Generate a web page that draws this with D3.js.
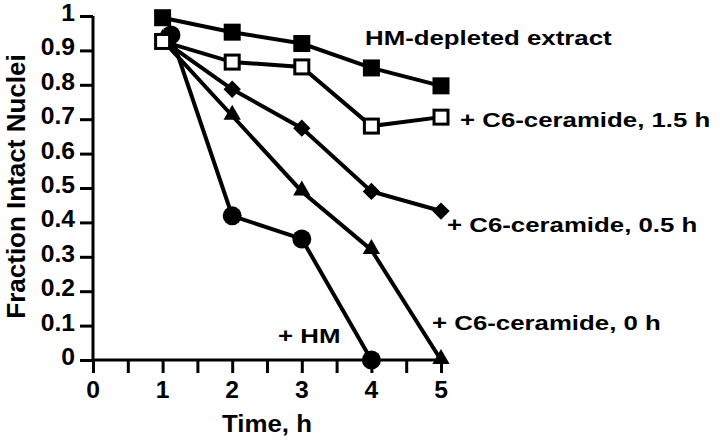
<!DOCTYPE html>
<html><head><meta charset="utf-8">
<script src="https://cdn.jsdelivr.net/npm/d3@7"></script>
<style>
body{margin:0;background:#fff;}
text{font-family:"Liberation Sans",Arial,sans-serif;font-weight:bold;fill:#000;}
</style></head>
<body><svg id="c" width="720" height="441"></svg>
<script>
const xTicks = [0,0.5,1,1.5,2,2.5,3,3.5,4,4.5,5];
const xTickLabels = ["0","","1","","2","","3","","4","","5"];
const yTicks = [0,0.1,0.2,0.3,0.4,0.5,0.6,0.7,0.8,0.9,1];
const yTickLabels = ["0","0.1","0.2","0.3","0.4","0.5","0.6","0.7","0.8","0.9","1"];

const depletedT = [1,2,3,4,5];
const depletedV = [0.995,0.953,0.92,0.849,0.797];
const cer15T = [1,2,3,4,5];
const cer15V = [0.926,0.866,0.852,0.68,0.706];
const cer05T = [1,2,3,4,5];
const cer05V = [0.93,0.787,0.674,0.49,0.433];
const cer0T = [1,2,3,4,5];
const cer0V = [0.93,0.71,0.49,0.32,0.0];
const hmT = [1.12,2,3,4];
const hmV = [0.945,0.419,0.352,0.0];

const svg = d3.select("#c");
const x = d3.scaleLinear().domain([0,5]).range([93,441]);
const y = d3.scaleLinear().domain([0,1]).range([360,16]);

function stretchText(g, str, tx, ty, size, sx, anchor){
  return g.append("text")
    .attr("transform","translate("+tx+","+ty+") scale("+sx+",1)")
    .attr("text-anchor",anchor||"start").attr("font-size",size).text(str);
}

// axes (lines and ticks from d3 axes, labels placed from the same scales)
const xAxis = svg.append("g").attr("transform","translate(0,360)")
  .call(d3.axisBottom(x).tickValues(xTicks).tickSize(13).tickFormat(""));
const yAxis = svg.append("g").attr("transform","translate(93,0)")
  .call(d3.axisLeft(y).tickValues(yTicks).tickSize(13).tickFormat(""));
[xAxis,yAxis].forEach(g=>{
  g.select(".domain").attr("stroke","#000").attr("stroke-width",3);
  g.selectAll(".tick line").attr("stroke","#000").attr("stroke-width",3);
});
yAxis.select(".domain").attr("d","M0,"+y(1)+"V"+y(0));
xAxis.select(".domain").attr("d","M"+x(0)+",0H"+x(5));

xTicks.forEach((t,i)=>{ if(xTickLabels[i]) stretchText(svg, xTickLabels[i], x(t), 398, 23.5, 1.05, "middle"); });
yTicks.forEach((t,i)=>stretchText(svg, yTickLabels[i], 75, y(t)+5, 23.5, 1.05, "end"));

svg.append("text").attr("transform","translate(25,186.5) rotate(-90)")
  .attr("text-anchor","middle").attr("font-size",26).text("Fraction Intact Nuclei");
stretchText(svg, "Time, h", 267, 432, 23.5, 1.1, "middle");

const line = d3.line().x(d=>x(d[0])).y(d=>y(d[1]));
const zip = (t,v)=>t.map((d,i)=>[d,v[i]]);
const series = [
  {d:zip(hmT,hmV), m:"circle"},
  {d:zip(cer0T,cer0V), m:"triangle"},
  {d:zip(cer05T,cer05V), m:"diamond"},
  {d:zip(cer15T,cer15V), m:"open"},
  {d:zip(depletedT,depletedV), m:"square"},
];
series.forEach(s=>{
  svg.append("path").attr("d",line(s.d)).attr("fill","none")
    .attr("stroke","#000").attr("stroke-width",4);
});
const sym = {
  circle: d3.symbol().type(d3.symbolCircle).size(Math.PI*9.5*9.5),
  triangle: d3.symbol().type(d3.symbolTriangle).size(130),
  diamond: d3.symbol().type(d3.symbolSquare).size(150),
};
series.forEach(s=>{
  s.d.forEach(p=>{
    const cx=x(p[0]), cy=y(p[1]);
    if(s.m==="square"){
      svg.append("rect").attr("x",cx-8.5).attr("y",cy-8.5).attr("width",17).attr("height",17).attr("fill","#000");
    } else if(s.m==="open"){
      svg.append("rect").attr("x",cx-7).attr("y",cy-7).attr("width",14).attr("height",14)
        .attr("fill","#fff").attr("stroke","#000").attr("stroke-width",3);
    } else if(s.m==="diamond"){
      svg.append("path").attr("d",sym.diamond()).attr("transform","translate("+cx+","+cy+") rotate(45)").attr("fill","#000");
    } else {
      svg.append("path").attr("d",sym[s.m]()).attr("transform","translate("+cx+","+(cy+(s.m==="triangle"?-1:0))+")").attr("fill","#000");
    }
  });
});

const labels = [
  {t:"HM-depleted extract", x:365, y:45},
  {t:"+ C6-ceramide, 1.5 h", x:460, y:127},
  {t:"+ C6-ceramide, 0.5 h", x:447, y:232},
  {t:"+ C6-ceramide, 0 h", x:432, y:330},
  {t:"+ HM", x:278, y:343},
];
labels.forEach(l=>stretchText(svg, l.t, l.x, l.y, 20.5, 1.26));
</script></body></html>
★ ★ ★
What you have to do ▸
All of the data above should be transcribed verbatim, with pictures omitted.

Solution to this exercise ▸
Generate a web page that draws this with D3.js.
<!DOCTYPE html>
<html><head><meta charset="utf-8">
<script src="https://cdn.jsdelivr.net/npm/d3@7"></script>
<style>
body{margin:0;background:#fff;}
text{font-family:"Liberation Sans",Arial,sans-serif;font-weight:bold;fill:#000;}
</style></head>
<body><svg id="c" width="720" height="441"></svg>
<script>
const xTicks = [0,0.5,1,1.5,2,2.5,3,3.5,4,4.5,5];
const xTickLabels = ["0","","1","","2","","3","","4","","5"];
const yTicks = [0,0.1,0.2,0.3,0.4,0.5,0.6,0.7,0.8,0.9,1];
const yTickLabels = ["0","0.1","0.2","0.3","0.4","0.5","0.6","0.7","0.8","0.9","1"];

const depletedT = [1,2,3,4,5];
const depletedV = [0.995,0.953,0.92,0.849,0.797];
const cer15T = [1,2,3,4,5];
const cer15V = [0.926,0.866,0.852,0.68,0.706];
const cer05T = [1,2,3,4,5];
const cer05V = [0.93,0.787,0.674,0.49,0.433];
const cer0T = [1,2,3,4,5];
const cer0V = [0.93,0.71,0.49,0.32,0.0];
const hmT = [1.12,2,3,4];
const hmV = [0.945,0.419,0.352,0.0];

const svg = d3.select("#c");
const x = d3.scaleLinear().domain([0,5]).range([93,441]);
const y = d3.scaleLinear().domain([0,1]).range([360,16]);

function stretchText(g, str, tx, ty, size, sx, anchor){
  return g.append("text")
    .attr("transform","translate("+tx+","+ty+") scale("+sx+",1)")
    .attr("text-anchor",anchor||"start").attr("font-size",size).text(str);
}

// axes (lines and ticks from d3 axes, labels placed from the same scales)
const xAxis = svg.append("g").attr("transform","translate(0,360)")
  .call(d3.axisBottom(x).tickValues(xTicks).tickSize(13).tickFormat(""));
const yAxis = svg.append("g").attr("transform","translate(93,0)")
  .call(d3.axisLeft(y).tickValues(yTicks).tickSize(13).tickFormat(""));
[xAxis,yAxis].forEach(g=>{
  g.select(".domain").attr("stroke","#000").attr("stroke-width",3);
  g.selectAll(".tick line").attr("stroke","#000").attr("stroke-width",3);
});
yAxis.select(".domain").attr("d","M0,"+y(1)+"V"+y(0));
xAxis.select(".domain").attr("d","M"+x(0)+",0H"+x(5));

xTicks.forEach((t,i)=>{ if(xTickLabels[i]) stretchText(svg, xTickLabels[i], x(t), 398, 23.5, 1.05, "middle"); });
yTicks.forEach((t,i)=>stretchText(svg, yTickLabels[i], 75, y(t)+5, 23.5, 1.05, "end"));

svg.append("text").attr("transform","translate(25,186.5) rotate(-90)")
  .attr("text-anchor","middle").attr("font-size",26).text("Fraction Intact Nuclei");
stretchText(svg, "Time, h", 267, 432, 23.5, 1.1, "middle");

const line = d3.line().x(d=>x(d[0])).y(d=>y(d[1]));
const zip = (t,v)=>t.map((d,i)=>[d,v[i]]);
const series = [
  {d:zip(hmT,hmV), m:"circle"},
  {d:zip(cer0T,cer0V), m:"triangle"},
  {d:zip(cer05T,cer05V), m:"diamond"},
  {d:zip(cer15T,cer15V), m:"open"},
  {d:zip(depletedT,depletedV), m:"square"},
];
series.forEach(s=>{
  svg.append("path").attr("d",line(s.d)).attr("fill","none")
    .attr("stroke","#000").attr("stroke-width",4);
});
const sym = {
  circle: d3.symbol().type(d3.symbolCircle).size(Math.PI*9.5*9.5),
  triangle: d3.symbol().type(d3.symbolTriangle).size(130),
  diamond: d3.symbol().type(d3.symbolSquare).size(150),
};
series.forEach(s=>{
  s.d.forEach(p=>{
    const cx=x(p[0]), cy=y(p[1]);
    if(s.m==="square"){
      svg.append("rect").attr("x",cx-8.5).attr("y",cy-8.5).attr("width",17).attr("height",17).attr("fill","#000");
    } else if(s.m==="open"){
      svg.append("rect").attr("x",cx-7).attr("y",cy-7).attr("width",14).attr("height",14)
        .attr("fill","#fff").attr("stroke","#000").attr("stroke-width",3);
    } else if(s.m==="diamond"){
      svg.append("path").attr("d",sym.diamond()).attr("transform","translate("+cx+","+cy+") rotate(45)").attr("fill","#000");
    } else {
      svg.append("path").attr("d",sym[s.m]()).attr("transform","translate("+cx+","+(cy+(s.m==="triangle"?-1:0))+")").attr("fill","#000");
    }
  });
});

const labels = [
  {t:"HM-depleted extract", x:365, y:45},
  {t:"+ C6-ceramide, 1.5 h", x:460, y:127},
  {t:"+ C6-ceramide, 0.5 h", x:447, y:232},
  {t:"+ C6-ceramide, 0 h", x:432, y:330},
  {t:"+ HM", x:278, y:343},
];
labels.forEach(l=>stretchText(svg, l.t, l.x, l.y, 20.5, 1.26));
</script></body></html>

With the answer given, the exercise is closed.